In the immediate aftermath of the Deepwater Horizon oil spill many oil companies expected governments around the world to strengthen and tighten the rules applying to deepwater operations within their territorial waters. In the UK, deepwater oil and gas resources account for around 17% of remaining reserves, and already make a significant contribution to the UK’s economy. Despite having one of the strongest safety and environmental regimes in the world, following the incident in the Gulf of Mexico the UK was forced to review its own regulatory regime for deepwater drilling on the UK continental shelf (“UKCS”). In this article we look at the UK’s response to that review.
The effect of the Deepwater Horizon incident on the oil industry in the UK has been less resounding than had initially been thought. Unlike the US, the UK has not implemented an overhaul of its regulatory regime. In general there is a strong feeling in the UK that the appropriate response to the incident should not be more regulation, and that the current regulatory framework is more than sufficient.
Moratorium on Deepwater Drilling?
The immediate response of the EU was to call for a complete moratorium on all deep-sea drilling rigs in EU waters (as had been done in the US). However in January 2011, the UK parliament rejected the EU’s proposal. A report issued by the House of Commons Energy and Climate Change Committee (the “House of Commons Committee”) concluded that the measure was not justified because the UK’s “national interest” was too strong to ignore. The report stressed that there was “insufficient evidence” to support a moratorium and that imposing such a measure in the UKCS would cause drilling rigs and expertise to migrate to other parts of the world, potentially decreasing the UK’s security of supply which would result in increased dependence on imports of oil and gas. The EU has since pulled back from its initial position and instead proposed that new stricter regulations on deepwater drilling activities in the EU should be imposed. Draft proposals are expected from the EU this autumn.
In the UK, responsibility within the Government for regulating offshore safety and licensing is separate. There are two regulators: the Health and Safety Executive (HSE) regulates offshore safety, and the Department of Energy and Climate Change (DECC) regulates the offshore environment for oil and gas activity. Companies operating in the UKCS must make sure that a well is managed in such a way that there can be no unplanned escape of oil (or any other well products such as gas, condensate, etc.). The design of every well, regardless of its location, water depth, or reservoir characteristics, must go through a rigorous approval process by DECC and HSE, before being drilled.

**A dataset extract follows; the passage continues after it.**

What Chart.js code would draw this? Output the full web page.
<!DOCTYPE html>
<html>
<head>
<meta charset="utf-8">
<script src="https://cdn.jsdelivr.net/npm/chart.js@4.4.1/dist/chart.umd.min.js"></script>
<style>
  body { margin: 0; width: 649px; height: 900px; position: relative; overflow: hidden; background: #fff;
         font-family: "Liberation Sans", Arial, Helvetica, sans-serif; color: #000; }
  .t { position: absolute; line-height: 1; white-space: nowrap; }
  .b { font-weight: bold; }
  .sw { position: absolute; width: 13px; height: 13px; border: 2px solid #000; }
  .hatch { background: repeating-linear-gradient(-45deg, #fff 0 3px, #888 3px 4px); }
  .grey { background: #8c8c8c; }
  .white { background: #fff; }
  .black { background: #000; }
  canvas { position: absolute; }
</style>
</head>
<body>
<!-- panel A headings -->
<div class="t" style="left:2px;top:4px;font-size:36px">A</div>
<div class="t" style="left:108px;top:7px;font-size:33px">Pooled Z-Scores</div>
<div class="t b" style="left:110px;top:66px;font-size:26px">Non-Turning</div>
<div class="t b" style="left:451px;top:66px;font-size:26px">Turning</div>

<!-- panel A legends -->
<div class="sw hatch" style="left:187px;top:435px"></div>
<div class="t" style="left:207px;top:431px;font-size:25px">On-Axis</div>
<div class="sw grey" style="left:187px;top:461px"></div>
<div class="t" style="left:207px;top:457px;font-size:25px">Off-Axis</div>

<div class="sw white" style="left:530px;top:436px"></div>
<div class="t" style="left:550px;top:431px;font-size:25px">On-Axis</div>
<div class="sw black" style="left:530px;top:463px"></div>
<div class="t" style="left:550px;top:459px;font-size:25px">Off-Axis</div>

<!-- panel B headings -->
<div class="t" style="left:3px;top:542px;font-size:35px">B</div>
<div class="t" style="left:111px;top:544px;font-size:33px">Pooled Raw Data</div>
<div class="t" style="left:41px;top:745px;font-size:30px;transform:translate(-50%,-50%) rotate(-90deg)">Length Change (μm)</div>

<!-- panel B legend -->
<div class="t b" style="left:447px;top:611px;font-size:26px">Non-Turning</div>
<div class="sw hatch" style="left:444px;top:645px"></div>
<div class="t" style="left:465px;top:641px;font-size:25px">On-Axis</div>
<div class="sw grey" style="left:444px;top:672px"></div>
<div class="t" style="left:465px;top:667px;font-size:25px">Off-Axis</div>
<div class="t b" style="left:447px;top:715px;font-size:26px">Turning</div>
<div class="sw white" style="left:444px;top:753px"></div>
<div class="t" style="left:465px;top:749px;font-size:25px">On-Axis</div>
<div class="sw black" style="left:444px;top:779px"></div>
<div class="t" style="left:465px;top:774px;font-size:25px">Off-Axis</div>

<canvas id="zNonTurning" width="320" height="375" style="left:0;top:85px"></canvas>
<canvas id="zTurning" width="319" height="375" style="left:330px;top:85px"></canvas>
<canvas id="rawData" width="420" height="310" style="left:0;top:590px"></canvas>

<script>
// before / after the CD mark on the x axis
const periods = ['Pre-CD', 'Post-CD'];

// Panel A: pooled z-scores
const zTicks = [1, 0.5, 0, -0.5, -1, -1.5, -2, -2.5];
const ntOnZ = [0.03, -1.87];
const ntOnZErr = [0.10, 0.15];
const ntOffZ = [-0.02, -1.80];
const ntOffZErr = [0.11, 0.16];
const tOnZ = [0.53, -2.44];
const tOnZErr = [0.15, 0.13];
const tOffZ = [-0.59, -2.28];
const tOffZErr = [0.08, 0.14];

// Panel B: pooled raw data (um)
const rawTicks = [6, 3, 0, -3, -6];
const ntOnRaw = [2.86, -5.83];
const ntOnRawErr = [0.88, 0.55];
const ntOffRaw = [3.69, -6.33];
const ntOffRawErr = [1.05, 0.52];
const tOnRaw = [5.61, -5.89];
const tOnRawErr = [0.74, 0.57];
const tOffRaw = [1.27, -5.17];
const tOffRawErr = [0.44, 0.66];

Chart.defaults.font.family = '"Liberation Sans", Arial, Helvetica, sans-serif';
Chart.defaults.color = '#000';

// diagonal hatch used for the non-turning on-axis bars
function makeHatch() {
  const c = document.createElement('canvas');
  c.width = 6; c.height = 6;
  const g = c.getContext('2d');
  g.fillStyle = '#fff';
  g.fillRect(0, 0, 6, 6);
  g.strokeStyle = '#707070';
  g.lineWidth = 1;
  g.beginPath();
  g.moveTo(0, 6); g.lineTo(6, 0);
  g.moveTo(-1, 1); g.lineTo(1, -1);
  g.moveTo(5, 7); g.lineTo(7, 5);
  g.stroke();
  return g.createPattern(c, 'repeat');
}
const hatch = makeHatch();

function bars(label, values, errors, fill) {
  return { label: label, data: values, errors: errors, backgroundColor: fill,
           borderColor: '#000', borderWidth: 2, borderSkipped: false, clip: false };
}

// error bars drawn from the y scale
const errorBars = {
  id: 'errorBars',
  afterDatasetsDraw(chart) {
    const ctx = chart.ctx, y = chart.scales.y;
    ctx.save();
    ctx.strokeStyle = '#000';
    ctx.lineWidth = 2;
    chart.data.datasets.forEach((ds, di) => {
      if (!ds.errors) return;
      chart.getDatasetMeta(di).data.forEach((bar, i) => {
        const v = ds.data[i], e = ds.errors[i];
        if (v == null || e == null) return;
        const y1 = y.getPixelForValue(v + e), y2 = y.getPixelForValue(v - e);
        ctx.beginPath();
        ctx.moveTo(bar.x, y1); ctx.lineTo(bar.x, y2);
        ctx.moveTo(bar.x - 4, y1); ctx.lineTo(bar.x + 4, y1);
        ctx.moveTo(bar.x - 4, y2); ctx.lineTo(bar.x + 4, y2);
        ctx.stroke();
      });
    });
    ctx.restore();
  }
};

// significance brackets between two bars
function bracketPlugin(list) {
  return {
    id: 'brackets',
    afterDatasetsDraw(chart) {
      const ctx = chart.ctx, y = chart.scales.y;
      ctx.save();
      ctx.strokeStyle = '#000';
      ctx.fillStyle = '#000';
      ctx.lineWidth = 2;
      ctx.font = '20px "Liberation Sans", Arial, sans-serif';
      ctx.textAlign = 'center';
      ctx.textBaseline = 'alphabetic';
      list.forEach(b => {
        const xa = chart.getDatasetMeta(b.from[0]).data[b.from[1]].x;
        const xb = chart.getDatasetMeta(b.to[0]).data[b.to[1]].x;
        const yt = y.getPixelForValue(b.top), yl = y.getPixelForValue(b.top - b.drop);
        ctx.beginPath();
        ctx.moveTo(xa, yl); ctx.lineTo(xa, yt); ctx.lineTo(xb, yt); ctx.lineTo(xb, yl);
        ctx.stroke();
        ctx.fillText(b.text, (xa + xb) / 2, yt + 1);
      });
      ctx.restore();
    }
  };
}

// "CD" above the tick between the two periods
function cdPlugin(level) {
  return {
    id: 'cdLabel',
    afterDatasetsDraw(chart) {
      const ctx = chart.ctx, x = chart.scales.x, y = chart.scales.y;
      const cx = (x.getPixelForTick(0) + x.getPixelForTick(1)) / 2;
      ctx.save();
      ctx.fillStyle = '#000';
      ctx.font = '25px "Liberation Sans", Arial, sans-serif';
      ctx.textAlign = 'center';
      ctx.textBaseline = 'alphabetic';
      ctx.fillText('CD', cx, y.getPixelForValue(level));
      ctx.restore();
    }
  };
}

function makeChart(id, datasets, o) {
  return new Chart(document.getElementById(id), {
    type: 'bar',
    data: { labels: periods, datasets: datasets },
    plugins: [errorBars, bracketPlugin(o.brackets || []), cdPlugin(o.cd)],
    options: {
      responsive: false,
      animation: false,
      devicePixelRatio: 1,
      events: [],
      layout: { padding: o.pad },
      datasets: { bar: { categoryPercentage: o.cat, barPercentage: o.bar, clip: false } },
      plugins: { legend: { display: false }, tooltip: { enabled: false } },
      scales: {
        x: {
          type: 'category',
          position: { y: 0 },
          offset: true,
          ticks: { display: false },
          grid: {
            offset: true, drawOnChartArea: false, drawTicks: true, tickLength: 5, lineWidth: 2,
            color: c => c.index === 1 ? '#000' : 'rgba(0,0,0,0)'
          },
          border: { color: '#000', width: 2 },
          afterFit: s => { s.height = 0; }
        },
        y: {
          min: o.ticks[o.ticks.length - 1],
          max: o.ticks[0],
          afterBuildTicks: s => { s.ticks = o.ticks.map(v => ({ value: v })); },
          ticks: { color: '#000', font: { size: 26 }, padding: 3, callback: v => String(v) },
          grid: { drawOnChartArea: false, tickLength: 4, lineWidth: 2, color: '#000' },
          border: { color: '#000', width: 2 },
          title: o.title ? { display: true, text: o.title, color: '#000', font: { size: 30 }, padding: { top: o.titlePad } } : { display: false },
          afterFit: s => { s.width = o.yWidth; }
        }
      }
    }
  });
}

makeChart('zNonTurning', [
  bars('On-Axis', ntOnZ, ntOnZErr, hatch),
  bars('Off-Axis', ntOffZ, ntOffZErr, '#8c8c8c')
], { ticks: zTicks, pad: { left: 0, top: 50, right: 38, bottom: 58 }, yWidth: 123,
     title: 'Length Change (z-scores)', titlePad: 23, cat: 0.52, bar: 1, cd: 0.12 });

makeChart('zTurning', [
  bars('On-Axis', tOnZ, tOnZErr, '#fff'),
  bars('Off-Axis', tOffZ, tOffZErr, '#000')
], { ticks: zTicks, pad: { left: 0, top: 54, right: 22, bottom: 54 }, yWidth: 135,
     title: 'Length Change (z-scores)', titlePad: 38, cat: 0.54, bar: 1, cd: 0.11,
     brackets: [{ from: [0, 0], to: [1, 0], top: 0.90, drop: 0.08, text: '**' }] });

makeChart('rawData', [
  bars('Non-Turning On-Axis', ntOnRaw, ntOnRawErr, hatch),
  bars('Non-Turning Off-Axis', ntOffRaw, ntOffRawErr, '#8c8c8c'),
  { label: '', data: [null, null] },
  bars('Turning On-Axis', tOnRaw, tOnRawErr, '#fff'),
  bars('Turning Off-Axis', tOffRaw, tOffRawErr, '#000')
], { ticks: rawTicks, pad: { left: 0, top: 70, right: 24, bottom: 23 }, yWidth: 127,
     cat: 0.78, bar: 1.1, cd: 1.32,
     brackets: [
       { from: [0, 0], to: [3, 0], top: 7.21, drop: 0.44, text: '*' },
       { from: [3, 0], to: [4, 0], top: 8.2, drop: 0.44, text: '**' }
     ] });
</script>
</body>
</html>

Following the Deepwater Horizon incident, the HSE and DECC conducted a thorough review of the UK’s existing safety and environmental regulatory regime and concluded that overall it was robust and fit for purpose, a view that was shared by the House of Commons Committee and Oil & Gas UK (the representative body for the UK offshore oil and gas industry). Nevertheless since April 2010, both the HSE and DECC have been strengthening their existing rules and procedures to ensure they are up-to-date. HSE, for example, has increased levels of peer review in areas such as well design and the auditing of safety case assessments for Mobile Offshore Drilling Units. DECC, for its part has doubled the number of inspections taking place on rigs and has requested operators of UKCS wells to produce emergency plans detailing their responses to various scenarios.
Establishment of OSPRAG (Oil Spill Prevention and Response Advisory Group)
Other changes have included the establishment on 25 May 2010 of OSPRAG by Oil & Gas UK. Comprising both industry representatives and regulators, the purpose of OSPRAG is to review offshore drilling regulations and practices in the UKCS and assess the industry’s readiness to respond to a major event in the region. In particular OSPRAG monitors and reviews findings from the Deepwater Horizon incident and facilitates implementation of recommendations.
OSPRAG has also overseen the development of a well capping device which has been built to seal an uncontrolled subsea well in the event of a major well control incident. The capping device was launched on 6 September 2011 and will be handed over to Oil Spill Response Limited, who will store it in readiness at an operational base in the north east of Scotland with the appropriate deployment capabilities.
Increase in OPOL limit
Another consequence of the Deepwater Horizon incident has seen members of the Offshore Pollution Liability Association Ltd (“OPOL”) increase the OPOL limit from $120 million to $250 million. OPOL was established in 1975 to administer a voluntary industry mutual agreement requiring each operator to accept strict, ‘no fault’ liability for pollution damage and reimbursement of public authorities for remedial measures up to a pre-determined limit. It will also step-in should a member default, and will assume liability for that member up to the pre-determined limit.
It should be noted that companies also carry insurance for their own and other liabilities beyond the OPOL limit; usually covering loss or damage to property and operators’ extra expenses including controlling a well, oil spill containment, and clean-up.